La méthode du socialisme actuel est doctrinaire et souvent intolérante. L’esprit de maint collectiviste est aujourd’hui identique dans le fond à l’esprit fanatique ; même prétention à la domination universelle des esprits et des corps : una fides, una ecclesia. Hors de l’église collectiviste, point de salut. Aux socialistes on peut répondre : Oportet hæreses esse ; il est nécessaire qu’il y ait des dissidens, des individualistes ennemis du conformisme universel, des libertaires, des Zarathoustras, si l’on veut ! Aristote a eu raison de dire que l’universel est vide ; à force de vouloir atteindre l’universel bien-être, on risque de laisser les gens mourir de faim, comme, pour vouloir produire par autorité l’universelle vertu, le catholicisme du moyen âge affaiblissait les volontés individuelles.

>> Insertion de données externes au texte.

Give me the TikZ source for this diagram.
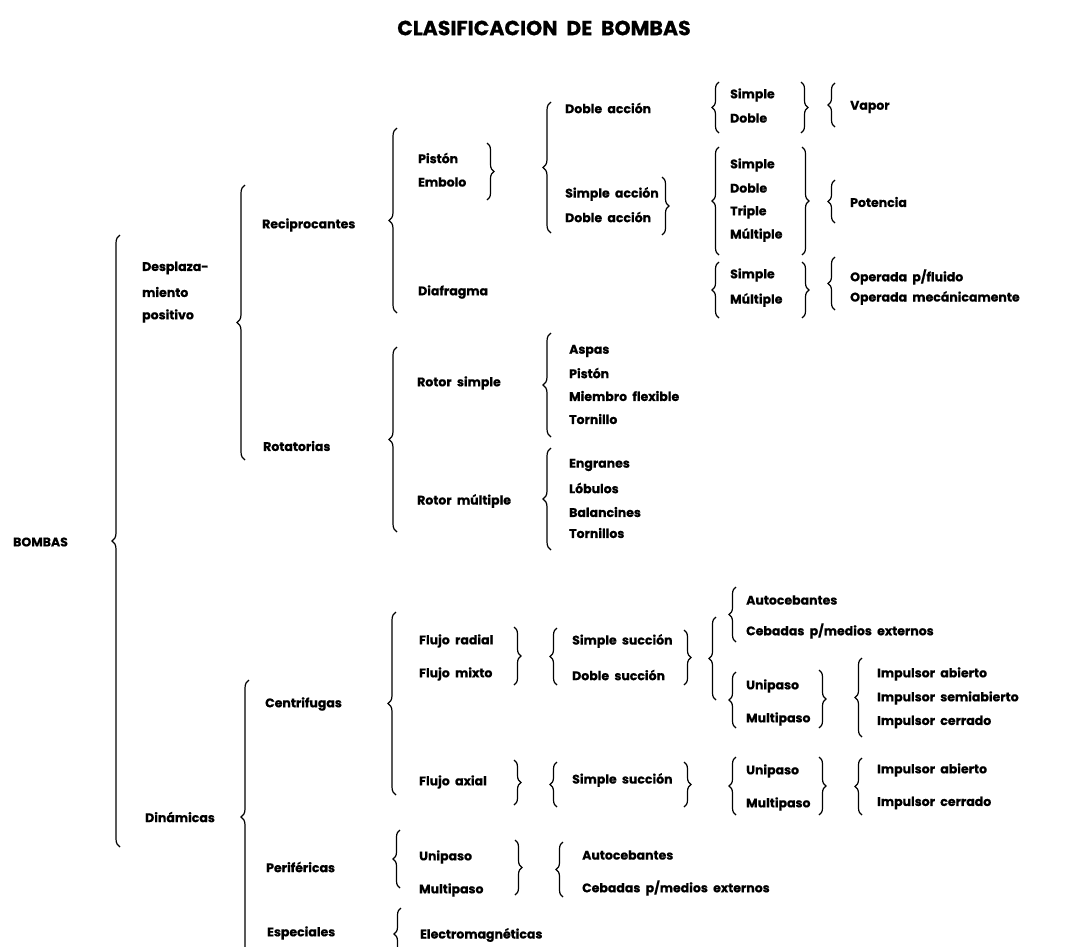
\documentclass[tikz,border=0pt]{standalone}
\usepackage{fontspec}
\setmainfont{Poppins}[BoldFeatures={FakeBold=0.6}]
\usetikzlibrary{decorations.pathreplacing}
\tikzstyle{lbl} = [anchor=west, inner sep=0pt, font=\fontsize{12.5}{14}\selectfont\bfseries]
\tikzstyle{brc} = [decorate, decoration={brace, amplitude=8pt}, line width=1.2pt]
\tikzstyle{sbrc} = [decorate, decoration={brace, amplitude=7pt}, line width=1.2pt]

\begin{document}
\begin{tikzpicture}[x=1pt, y=-1pt]
	\useasboundingbox[fill=white] (0,0) rectangle (1087,946);
	%titulo
	\node (title) at (544,28) {\fontsize{20.5}{24}\selectfont\bfseries CLASIFICACION\ \ DE\ \ BOMBAS};
	%nivel 1 y 2
	\node (bombas) [lbl] at (13,542) {BOMBAS};
	\node (desp1) [lbl] at (142,268) {Desplaza-};
	\node (desp2) [lbl] at (142,292) {miento};
	\node (desp3) [lbl] at (142,316) {positivo};
	\node (din) [lbl] at (145,817) {Dinámicas};
	\node (recip) [lbl] at (262,225) {Reciprocantes};
	\node (rotat) [lbl] at (263,446) {Rotatorias};
	\node (centr) [lbl] at (265,704) {Centrifugas};
	\node (perif) [lbl] at (266,867) {Periféricas};
	\node (espec) [lbl] at (267,933) {Especiales};
	%reciprocantes
	\node (piston) [lbl] at (418,158) {Pistón};
	\node (embolo) [lbl] at (418,182) {Embolo};
	\node (diaf) [lbl] at (418,292) {Diafragma};
	\node (dacc1) [lbl] at (565,108) {Doble\ \ acción};
	\node (sacc) [lbl] at (565,194) {Simple\ \ acción};
	\node (dacc2) [lbl] at (565,217) {Doble\ \ acción};
	\node (s1) [lbl] at (730,95) {Simple};
	\node (d1) [lbl] at (730,118) {Doble};
	\node (vapor) [lbl] at (850,107) {Vapor};
	\node (s2) [lbl] at (730,165) {Simple};
	\node (d2) [lbl] at (730,188) {Doble};
	\node (t2) [lbl] at (730,212) {Triple};
	\node (m2) [lbl] at (730,235) {Múltiple};
	\node (pot) [lbl] at (850,202) {Potencia};
	\node (s3) [lbl] at (730,275) {Simple};
	\node (m3) [lbl] at (730,300) {Múltiple};
	\node (opf) [lbl] at (850,277) {Operada\ \ p/fluido};
	\node (opm) [lbl] at (850,298) {Operada\ \ mecánicamente};
	%rotatorias
	\node (rsim) [lbl] at (417,383) {Rotor\ \ simple};
	\node (rmul) [lbl] at (417,501) {Rotor\ \ múltiple};
	\node (aspas) [lbl] at (569,351) {Aspas};
	\node (pist2) [lbl] at (569,373) {Pistón};
	\node (miem) [lbl] at (569,396) {Miembro\ \ flexible};
	\node (torn) [lbl] at (569,419) {Tornillo};
	\node (engr) [lbl] at (569,465) {Engranes};
	\node (lob) [lbl] at (569,488) {Lóbulos};
	\node (bal) [lbl] at (569,512) {Balancines};
	\node (torns) [lbl] at (569,533) {Tornillos};
	%centrifugas
	\node (frad) [lbl] at (419,641) {Flujo\ \ radial};
	\node (fmix) [lbl] at (419,674) {Flujo\ \ mixto};
	\node (fax) [lbl] at (419,782) {Flujo\ \ axial};
	\node (ssuc1) [lbl] at (572,641) {Simple\ \ succión};
	\node (dsuc) [lbl] at (572,675) {Doble\ \ succión};
	\node (ssuc2) [lbl] at (572,780) {Simple\ \ succión};
	\node (autoc1) [lbl] at (746,600) {Autocebantes};
	\node (ceb1) [lbl] at (746,631) {Cebadas\ \ p/medios\ \ externos};
	\node (uni1) [lbl] at (746,686) {Unipaso};
	\node (mul1) [lbl] at (746,719) {Multipaso};
	\node (ia1) [lbl] at (877,674) {Impulsor\ \ abierto};
	\node (isa) [lbl] at (877,698) {Impulsor\ \ semiabierto};
	\node (ic1) [lbl] at (877,722) {Impulsor\ \ cerrado};
	\node (uni2) [lbl] at (746,771) {Unipaso};
	\node (mul2) [lbl] at (746,804) {Multipaso};
	\node (ia2) [lbl] at (877,770) {Impulsor\ \ abierto};
	\node (ic2) [lbl] at (877,803) {Impulsor\ \ cerrado};
	%perifericas y especiales
	\node (uni3) [lbl] at (419,857) {Unipaso};
	\node (mul3) [lbl] at (419,890) {Multipaso};
	\node (autoc2) [lbl] at (582,855) {Autocebantes};
	\node (ceb2) [lbl] at (582,888) {Cebadas\ \ p/medios\ \ externos};
	\node (elec) [lbl] at (420,935) {Electromagnéticas};
	%llaves
	\draw [brc] (120,847) -- (120,235);
	\draw [brc] (245,460) -- (245,185);
	\draw [brc] (249,954) -- (249,680);
	\draw [brc] (397,313) -- (397,128);
	\draw [sbrc] (487,143) -- (487,200);
	\draw [brc] (551,233) -- (551,102);
	\draw [sbrc] (662,177) -- (662,235);
	\draw [sbrc] (719,133) -- (719,82);
	\draw [sbrc] (801,82) -- (801,133);
	\draw [sbrc] (835,127) -- (835,83);
	\draw [sbrc] (719,255) -- (719,147);
	\draw [sbrc] (802,147) -- (802,255);
	\draw [sbrc] (835,223) -- (835,180);
	\draw [sbrc] (719,318) -- (719,262);
	\draw [sbrc] (802,262) -- (802,318);
	\draw [sbrc] (835,310) -- (835,257);
	\draw [brc] (397,532) -- (397,347);
	\draw [brc] (551,437) -- (551,333);
	\draw [brc] (551,550) -- (551,448);
	\draw [brc] (396,795) -- (396,612);
	\draw [sbrc] (514,627) -- (514,685);
	\draw [sbrc] (514,760) -- (514,805);
	\draw [sbrc] (557,685) -- (557,628);
	\draw [sbrc] (684,630) -- (684,685);
	\draw [sbrc] (716,700) -- (716,617);
	\draw [sbrc] (736,642) -- (736,587);
	\draw [sbrc] (736,728) -- (736,672);
	\draw [sbrc] (819,670) -- (819,728);
	\draw [sbrc] (862,737) -- (862,658);
	\draw [sbrc] (557,807) -- (557,762);
	\draw [sbrc] (684,762) -- (684,807);
	\draw [sbrc] (736,815) -- (736,757);
	\draw [sbrc] (819,757) -- (819,815);
	\draw [sbrc] (862,815) -- (862,758);
	\draw [sbrc] (400,888) -- (400,830);
	\draw [sbrc] (515,840) -- (515,895);
	\draw [sbrc] (563,897) -- (563,842);
	\draw [sbrc] (401,960) -- (401,908);
\end{tikzpicture}
\end{document}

La méthode autoritaire et despotique qui procède à coups de décrets n’a rien de commun avec la science et, en particulier, avec la sociologie. Ce fut celle des révolutionnaires du XVIIIe siècle, imbus de l’esprit des Rousseau et des Mably, ayant la superstition de l’État et de son omnipotence, persuadés que la volonté de l’homme peut changer ex abrupto la société. Or, s’il est faux de prétendre que nous ne pouvons rien pour modifier l’ordre social par nos idées-forces, il est également faux que nos idées-forces puissent, sans se soumettre aux conditions du déterminisme actuellement existant, produire des transformations magiques. La société est comme la nature : pour lui commander, il faut d’abord obéir à ses lois : imperare parendo.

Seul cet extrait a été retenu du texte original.